6.   That Messrs. ERNST & YOUNG (E&Y) Professional Services be re-appointed as the Company's Auditor until the end of the current financial year and that the remuneration and expenses of the Company's Auditor Messrs. ERNST & YOUNG Professional Services be fixed by the Directors in respect of the period ending at the conclusion of the next Annual General Meeting.

 

7.   That the following persons be and are hereby appointed as members of the Company's Statutory Audit Committee:

                        Mr. Samaila Dalhat Zubairu

                        ii. Mr. Ademola Adebise

                        iii. Mr. Raimund Snyders

                        iv. Mrs. Esther Funke Augustine

                        v. Chief Robert Igwe

                        vi. Chief Edmund Uzoma Njoku.

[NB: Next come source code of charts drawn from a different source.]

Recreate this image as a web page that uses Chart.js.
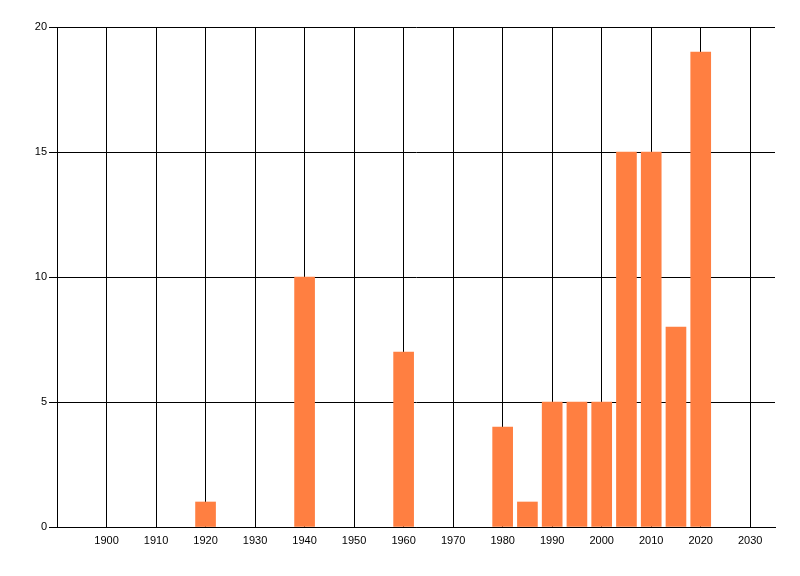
<!DOCTYPE html>
<html>
<head>
<meta charset="utf-8">
<script src="https://cdn.jsdelivr.net/npm/chart.js@4/dist/chart.umd.min.js"></script>
<style>
  html, body { margin: 0; padding: 0; background: #fff; }
  canvas { display: block; }
</style>
</head>
<body>
<canvas id="chart" width="800" height="576"></canvas>
<script>
const years  = [1920, 1940, 1960, 1980, 1985, 1990, 1995, 2000, 2005, 2010, 2015, 2020];
const counts = [1, 10, 7, 4, 1, 5, 5, 5, 15, 15, 8, 19];
const xTicks = [1900, 1910, 1920, 1930, 1940, 1950, 1960, 1970, 1980, 1990, 2000, 2010, 2020, 2030];
const yTicks = [0, 5, 10, 15, 20];

const font = { family: '"Liberation Sans", Arial, sans-serif', size: 11 };

new Chart(document.getElementById('chart'), {
  type: 'bar',
  data: {
    datasets: [{
      data: years.map((y, i) => ({ x: y, y: counts[i] })),
      backgroundColor: '#FF7F41',
      barThickness: 20
    }]
  },
  options: {
    responsive: false,
    animation: false,
    layout: { padding: { top: 27, right: 25, left: 0, bottom: 0 } },
    plugins: { legend: { display: false }, tooltip: { enabled: false } },
    scales: {
      x: {
        type: 'linear',
        min: 1890,
        max: 2035,
        offset: false,
        afterBuildTicks: s => { s.ticks = xTicks.map(v => ({ value: v })); },
        afterFit: s => { s.height = 49; },
        grid: { color: '#000', lineWidth: 1, drawTicks: false, offset: false },
        border: { color: '#000', width: 1 },
        ticks: { color: '#000', font, padding: 7, maxRotation: 0, autoSkip: false, callback: v => String(v) }
      },
      y: {
        min: 0,
        max: 20,
        afterBuildTicks: s => { s.ticks = yTicks.map(v => ({ value: v })); },
        afterFit: s => { s.width = 57; },
        grid: { color: '#000', lineWidth: 1, tickLength: 8 },
        border: { color: '#000', width: 1 },
        ticks: { color: '#000', font, padding: 2 }
      }
    }
  }
});
</script>
</body>
</html>
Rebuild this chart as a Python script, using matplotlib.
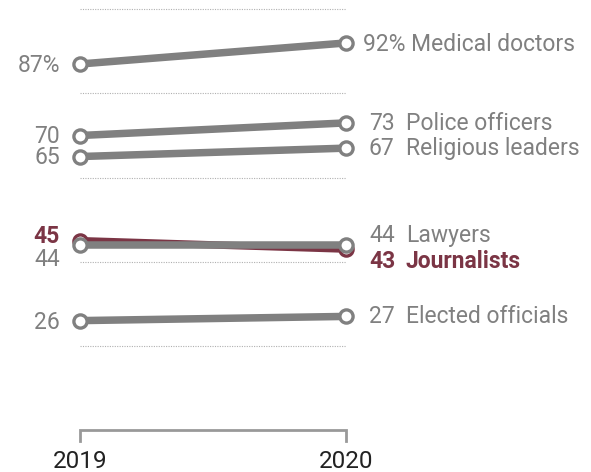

8.    That the authorized share capital of the Company be and is hereby increased from N18,000,000,000.00 to N20,000,000,000, by the creation of additional 4,000,000,000 ordinary shares of N0.50 Kobo each, ranking pari passu in all respects with the existing ordinary shares of the Company, and that the capital clause of the Memorandum and Articles of Association of the Company, be altered accordingly and that the Board be and is hereby authorized to take all necessary steps to give effect to the aforementioned resolutions.